Deep compassionate feelings are the source of our empathic experience, the moments in life where we open ourselves to the pain and suffering of others and realize that it is no different from our own. Compassion teaches us to be mindful about our suffering and encourages us to replace resistance to suffering with the power of human kindness.

Compassion for ourselves may be the most challenging behavior of all to master. This occurred to Kristin when she was researching the negative emotional impact that came from the pursuit for self-esteem. In fact, there are many recent studies that support the negative impact of building our lives around “contingent self-worth,” which is another way of saying that we are only as OK as others tell us. Having your sense of self hanging on the evaluations of other people and outside events is deeply emotionally destabilizing because it is so impermanent. High self-esteem moments are fleeting, and attaching our self-worth to the temporary successes and failures that make up life is unreliable at best, and crazy at worst.

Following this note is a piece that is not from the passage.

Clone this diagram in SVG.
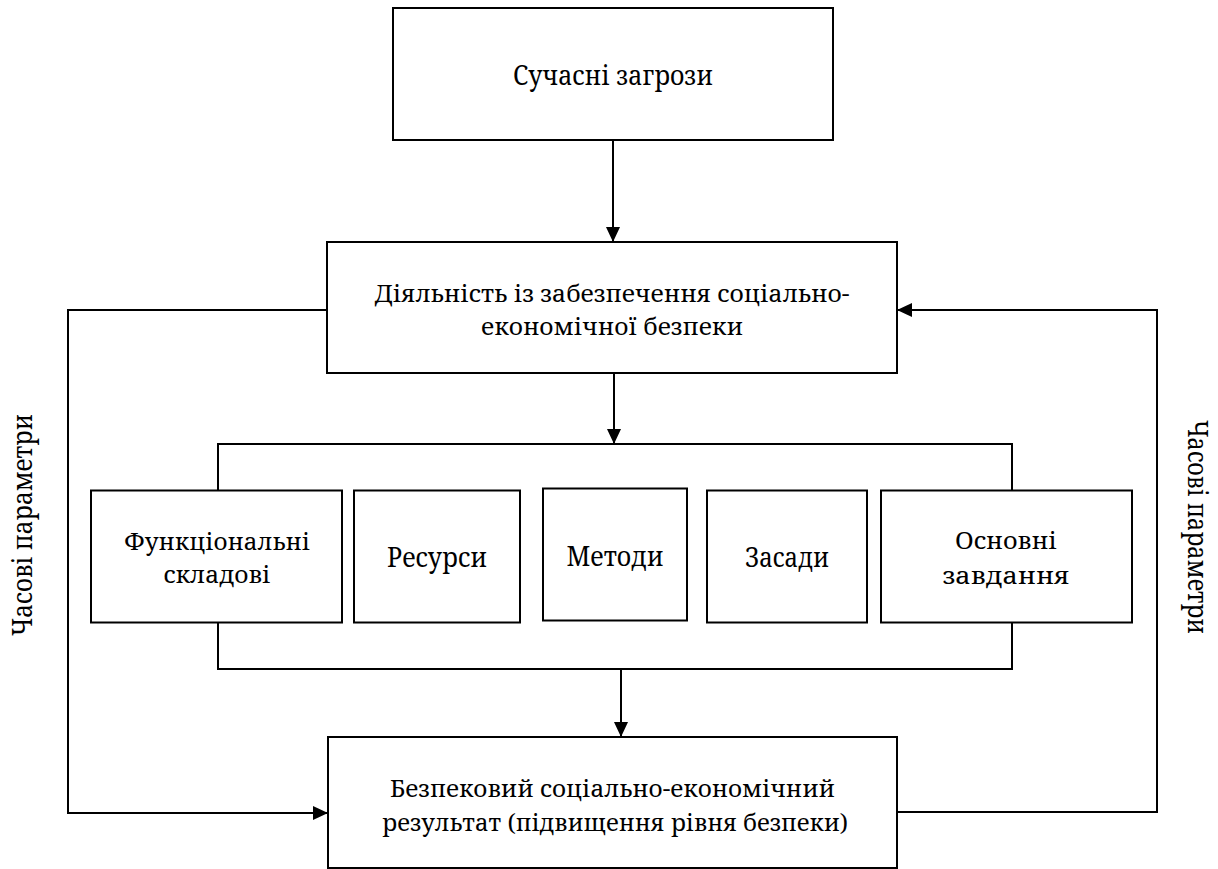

Self-compassion, on the other hand, is a skill set worth developing because it kicks in just when our sense of self-worth is bottoming out. Self-compassion helps you to heal the destructive self talk and damaging old emotional patterns that make happiness and health so elusive for so many people. Learning to be kind to ourselves when life is not conforming to our hopes is life changing. It is the doorway to learning to love ourselves and accept the ups and downs of life on earth with grace, patience and humor.

Honestly, too, if we would all learn to be a little kinder to ourselves, we would be amazed at how much easier it would be to be kinder to those we love.